In theory the writer may decide to start his action anywhere, but in practice his options are limited. If he starts too far back (with Jim in his first year of college, say), the novel will be slow starting and almost certainly tedious; and if he starts too near the end—for instance, with the novel’s dramatic last event—the result will look gimmicky and self-regarding. The writer who wishes to avoid such faults as mannerism and frigidity will figure out where the action actually begins—probably with Jim’s arrival at Twin Oaks—and start there. (Thus Homer—to shift for a moment to the sublime—begins not with the opening of the Trojan war, not even with Agamemnon’s seizing of Briseus, but with the argument of Achilles and Agamemnon, the argument
that shows the contrast between Agamemnon’s cynicism and Achilles’ extreme idealism, the argument that sets off Achilles’ withdrawal from the war and will ultimately bring down tragedy on his head.) Having decided where he will start, the writer then plans his rhythmical climaxes, then figures out in detail where he will work in the necessary exposition. At every stage of his work, the writer may revise his earlier plan. He may discover, for example, that he needs more time for exposition in chapter 2, and he may therefore insert some new minor climax, with a trough on each side of it, giving himself more room.

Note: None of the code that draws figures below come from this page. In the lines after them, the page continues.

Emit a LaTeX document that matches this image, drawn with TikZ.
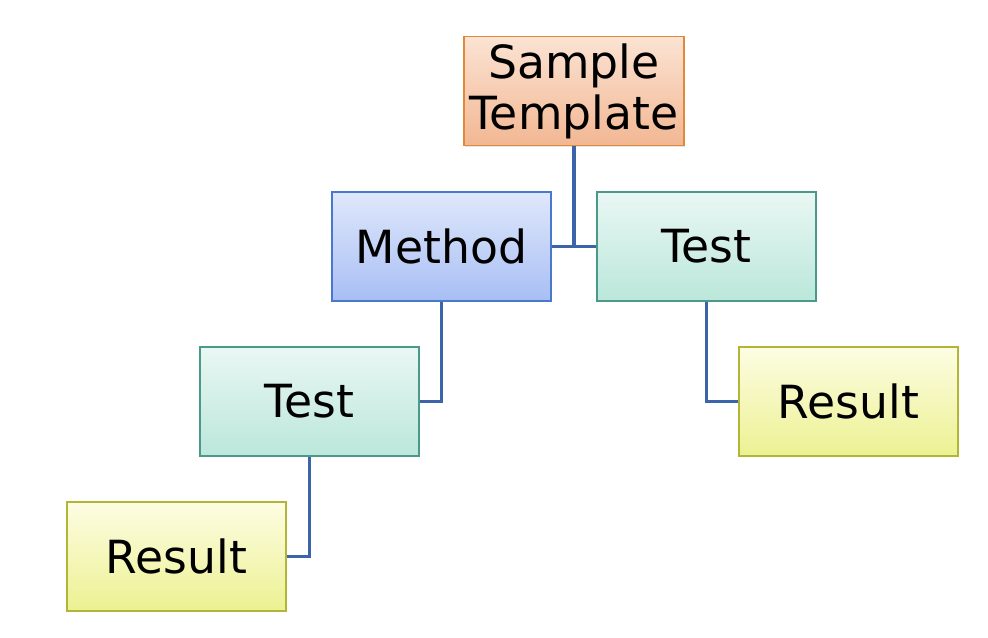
\documentclass[tikz,border=0pt]{standalone}
\usepackage{fontspec}
\setmainfont{DejaVu Sans}
\usetikzlibrary{positioning,shadows}

\definecolor{linkblue}{HTML}{3B65A8}
\definecolor{orangeline}{HTML}{E08A38}
\definecolor{orangetop}{HTML}{FBE3D3}
\definecolor{orangebot}{HTML}{F2B793}
\definecolor{blueline}{HTML}{4A78CC}
\definecolor{bluetop}{HTML}{DFE8FB}
\definecolor{bluebot}{HTML}{A8BEF4}
\definecolor{greenline}{HTML}{4A998A}
\definecolor{greentop}{HTML}{E9F7F3}
\definecolor{greenbot}{HTML}{BBE7DA}
\definecolor{yellowline}{HTML}{B2B536}
\definecolor{yellowtop}{HTML}{FDFDE3}
\definecolor{yellowbot}{HTML}{ECF192}

\begin{document}
\begin{tikzpicture}[x=0.02cm, y=-0.02cm,
    box/.style={rectangle, draw, line width=1.1pt, minimum width=4.38cm, minimum height=2.18cm,
        align=center, font=\fontsize{26}{29}\selectfont,
        drop shadow={opacity=0.2, shadow xshift=0.8pt, shadow yshift=-0.8pt}},
    orangebox/.style={box, draw=orangeline, top color=orangetop, bottom color=orangebot},
    bluebox/.style={box, draw=blueline, top color=bluetop, bottom color=bluebot},
    greenbox/.style={box, draw=greenline, top color=greentop, bottom color=greenbot},
    yellowbox/.style={box, draw=yellowline, top color=yellowtop, bottom color=yellowbot},
    link/.style={draw=linkblue, line width=0.075cm}]

\useasboundingbox (0,0) rectangle (988,637);

% Define nodes
\node[orangebox] (tmpl) at (574, 91) {Sample\\Template};
\node[bluebox] (method) at (441.5, 246.5) {Method};
\node[greenbox] (testR) at (706.5, 246.5) {Test};
\node[greenbox] (testL) at (309.5, 401.5) {Test};
\node[yellowbox] (resR) at (848.5, 401.5) {Result};
\node[yellowbox] (resL) at (176.5, 556.5) {Result};

% Draw links
\path[link]
    (method.east) -- (testR.west)
    (tmpl.south) -- (tmpl.south |- method.east)
    (method.south) |- (testL.east)
    (testR.south) |- (resR.west)
    (testL.south) |- (resL.east);

\end{tikzpicture}
\end{document}
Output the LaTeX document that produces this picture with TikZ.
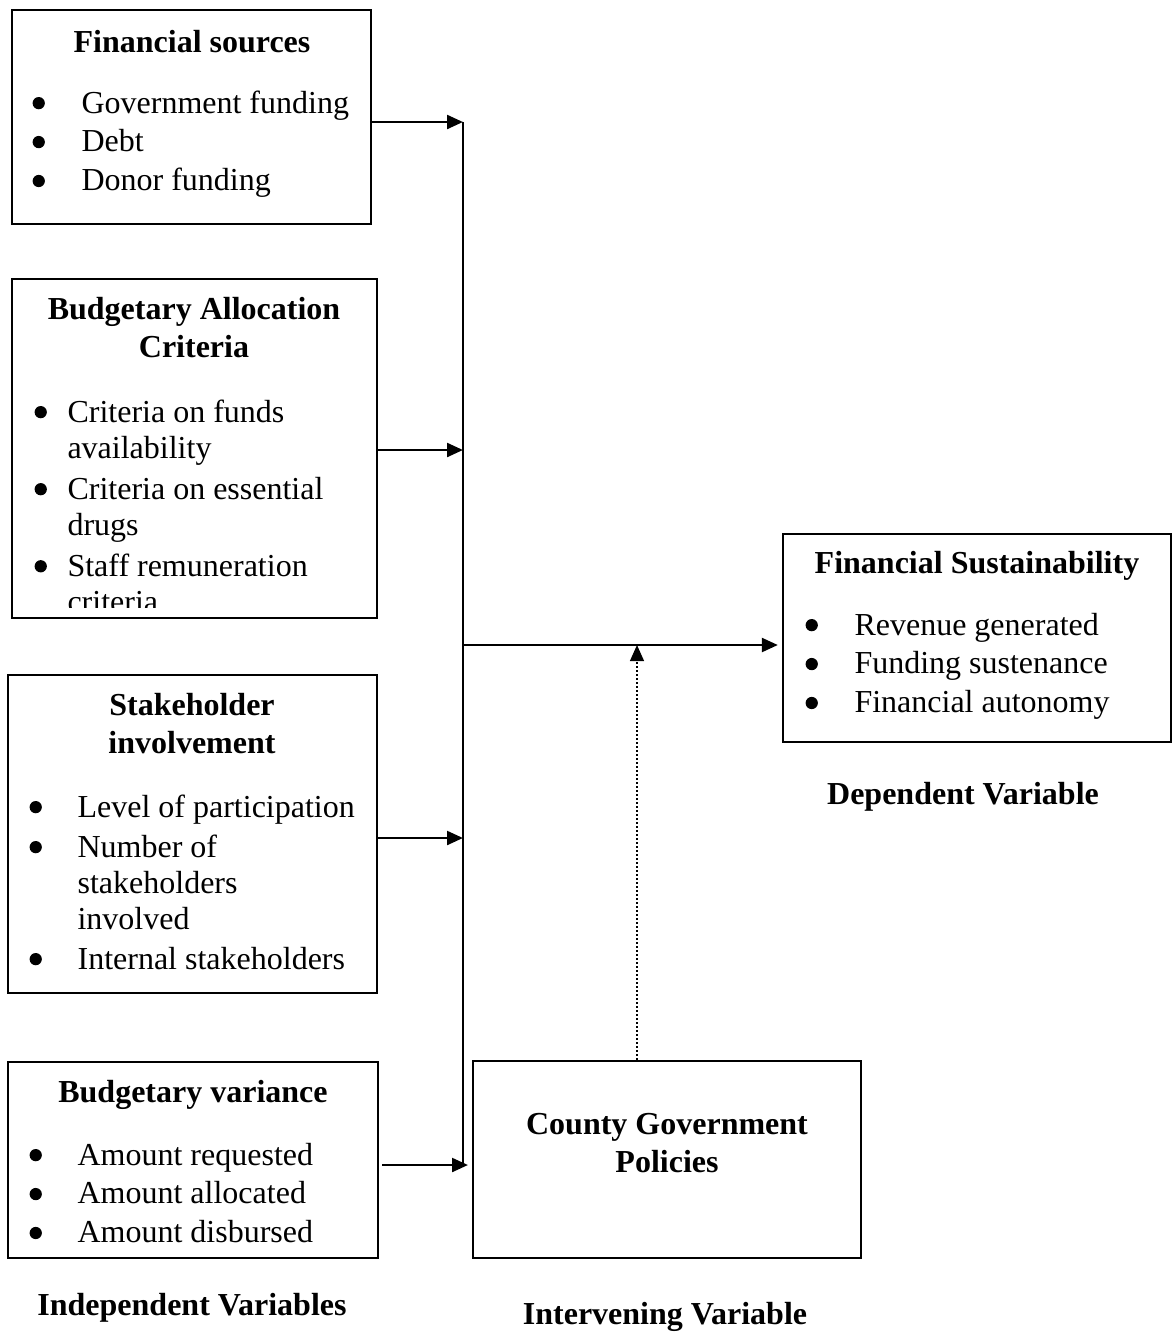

I will leave it to the reader to figure out the plotting of the enormous cousin of the energeic novel, the so-called architectonic novel; that is, a novel with two or more parallel energeic plots, each focused on a central character or group of characters. (This was a favorite form of the Victorians, not to mention Tolstoy, and can still be used, as William Gaddis proves in
JR.
) All the plots must be philosophically related. Think, for example, of the two main plots of
Anna Karenina
, one leading to Anna’s symbolic damnation—her suicide among mumbling voices and sudden, strange light—the other leading to Levin’s symbolic and actual salvation. Basically the plotting process is the same as for the simple energeic novel, only harder and also more risky, since too much neatness in the parallel plots may make the novel seem contrived, and too little will make it sprawl, as if out of control. I also leave to the reader the problem of working out the novel that imitates the biographical form (e.g.,
David Copperfield
). Here the plotting is energeic, at least for long stretches, but the novel breaks into large episodes from various periods of the hero’s life, and the choice of these episodes (as opposed to other possible episodes) follows theme. Again the risks are self-evident. If the thematic connection between the various episodes is too neat, the novel will seem contrived and unlifelike; and if the connections are too vague, the novel may lack focus.